The success of any development recipe lies in its sensitization to the local settings and domestic social environments and most importantly, the efficiency with which these universal development practices are tailored accordingly to indigenous factors and socio-psychological temperaments, and finally, effective implementation.
There are several operational challenges and theoretical policy puzzles that stand in between the effective implementation of Ehsaas program. For instance, the capacity issue. Pakistan has already declared right to education as a fundamental right under Article 25-A. However, this has not resulted in the actual dispensation of free and compulsory education. Pragmatically speaking, there are serious capacity issues for the state when it comes to providing shelter, food, cloth and education as fundamental rights.
As history bears testimony to the fact, one of the main reasons for the failure of development and poverty alleviation programs in Pakistan has been the lack of devolution or excessive centralization. Political interference also tends to create inconsistency and adhocism for such programs that results in their failure. There are several thousand people, if not more, who make a living out of the poverty alleviation agenda. This includes those at the top of hierarchical structures, experts serving as consultants in collaboration with key lenders, and those working in the field down the pecking order. They gobble up a sizeable share of the total spending, including the aid inflow, meant to serve the poverty-stricken multitude. The lenders are not beyond blame either: they knowingly depend on sub-optimal national data and do little, if anything, to force the government to produce something credible. Multiple UN agencies, World Bank, Department for International Development (DFID), Asian Development Bank (ADB) and other key lenders that have a history of engagement in Pakistan can’t be absolved of the responsibility. They are bureaucratic, high on paperwork and low on performance audit and they are incorruptible is a myth.

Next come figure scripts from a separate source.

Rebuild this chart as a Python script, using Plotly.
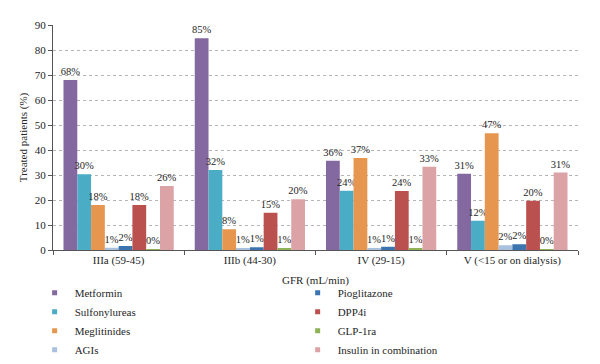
import plotly.graph_objects as go

categories = ["IIIa (59-45)", "IIIb (44-30)", "IV (29-15)", "V (<15 or on dialysis)"]
series_names = ["Metformin", "Sulfonylureas", "Meglitinides", "AGIs",
                "Pioglitazone", "DPP4i", "GLP-1ra", "Insulin in combination"]

metformin = [68.0, 84.7, 35.7, 30.5]
sulfonylureas = [30.3, 32.0, 23.7, 11.7]
meglitinides = [18.0, 8.3, 36.8, 46.7]
agis = [0.9, 0.8, 0.7, 1.9]
pioglitazone = [1.6, 1.1, 1.3, 2.3]
dpp4i = [18.0, 14.9, 23.6, 19.7]
glp1ra = [0.2, 0.6, 0.5, 0.2]
insulin = [25.6, 20.3, 33.3, 31.0]

metformin_lbl = ["68%", "85%", "36%", "31%"]
sulfonylureas_lbl = ["30%", "32%", "24%", "12%"]
meglitinides_lbl = ["18%", "8%", "37%", "47%"]
agis_lbl = ["1%", "1%", "1%", "2%"]
pioglitazone_lbl = ["2%", "1%", "1%", "2%"]
dpp4i_lbl = ["18%", "15%", "24%", "20%"]
glp1ra_lbl = ["0%", "1%", "1%", "0%"]
insulin_lbl = ["26%", "20%", "33%", "31%"]

values = [metformin, sulfonylureas, meglitinides, agis, pioglitazone, dpp4i, glp1ra, insulin]
labels = [metformin_lbl, sulfonylureas_lbl, meglitinides_lbl, agis_lbl,
          pioglitazone_lbl, dpp4i_lbl, glp1ra_lbl, insulin_lbl]
colors = ["#8469A0", "#4BACC6", "#E6964F", "#A9C0DE",
          "#3C74AF", "#BA514F", "#8DB356", "#DCA3A6"]

FONT = "Liberation Serif"
FS = 11
TXT = "#262626"

fig = go.Figure()
for i, (name, v, l, c) in enumerate(zip(series_names, values, labels, colors)):
    fig.add_trace(go.Bar(
        x=categories, y=v, name=name, text=l, textposition="outside",
        textfont=dict(family=FONT, size=10.5, color=TXT),
        constraintext="none", cliponaxis=False,
        marker=dict(color=c, line=dict(width=0)),
        showlegend=False,
    ))
    fig.add_trace(go.Scatter(
        x=[None], y=[None], mode="markers", name=name,
        marker=dict(symbol="square", size=5, color=c),
        legend="legend" if i < 4 else "legend2",
    ))

fig.update_layout(
    width=600, height=364,
    margin=dict(l=53, r=22, t=25, b=114, autoexpand=False),
    paper_bgcolor="white", plot_bgcolor="white",
    font=dict(family=FONT, size=FS, color=TXT),
    barmode="group", bargap=0.16, bargroupgap=0,
    legend=dict(x=-0.035, y=-0.125, xanchor="left", yanchor="top",
                font=dict(family=FONT, size=FS, color=TXT),
                itemsizing="trace", tracegroupgap=0, bgcolor="rgba(0,0,0,0)"),
    legend2=dict(x=0.466, y=-0.125, xanchor="left", yanchor="top",
                 font=dict(family=FONT, size=FS, color=TXT),
                 itemsizing="trace", tracegroupgap=0, bgcolor="rgba(0,0,0,0)"),
)
fig.update_xaxes(
    showline=True, linecolor="#555", linewidth=1,
    ticks="outside", tickson="boundaries", ticklen=4, tickcolor="#555",
    tickfont=dict(family=FONT, size=FS, color=TXT),
    title=dict(text="GFR (mL/min)", font=dict(family=FONT, size=FS, color=TXT), standoff=10),
    showgrid=False,
)
fig.update_yaxes(
    range=[0, 90], dtick=10, showline=True, linecolor="#555", linewidth=1,
    ticks="outside", ticklen=4, tickcolor="#555",
    tickfont=dict(family=FONT, size=FS, color=TXT),
    title=dict(text="Treated patients (%)", font=dict(family=FONT, size=FS, color=TXT), standoff=4),
    showgrid=True, gridcolor="#B5B5B5", griddash="dot", gridwidth=1,
    zeroline=False,
)

fig.write_html("out.html", config={"displayModeBar": False})

# remove the browser's default page margin so the figure sits at the top-left corner
with open("out.html", "r", encoding="utf-8") as f:
    html = f.read()
html = html.replace("<head>", "<head><style>html,body{margin:0;padding:0;}</style>", 1)
with open("out.html", "w", encoding="utf-8") as f:
    f.write(html)
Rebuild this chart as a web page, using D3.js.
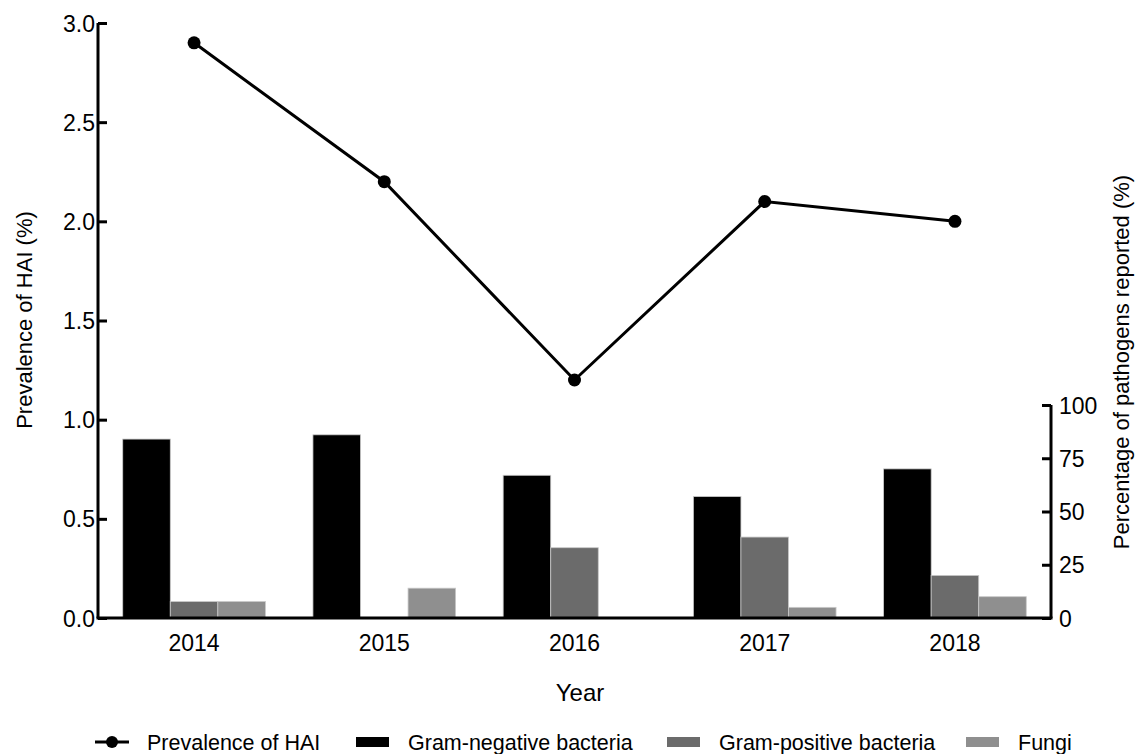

These factors should be a relevant concern for Ehsaas program. Striking the right balance at this junction is a critical factor for the success of Ehsaas program.
Although reliable statistics are not available on the collective spending on social welfare by the government, non-profit and private sectors, it runs into hundreds of millions of rupees every year. The government, the private sector and the public at large need to redefine their vows to fight poverty. So far the government, through its Ehsaas programme, has several policy windows such as the “National Poverty Graduation Initiative, financial inclusion strategy, and prize funds for innovative solutions such as garbage collecting rickshaws to create jobs. Still, state’s capacity to fight poverty is far from the desired goal. The private sector, though, has partnered with the government in its Langar programme, but its corporate social responsibility programme needs to be streamlined, scrutinised and documented. Pakistan has made a name in philanthropy, and in every nook and corner, charity work is ongoing selflessly. These initiatives must be documented under a governmental window so that they are facilitated and strengthened. The creation of a poverty alleviation ministry can do the needful.
The writer is a PhD Scholar (English Literature).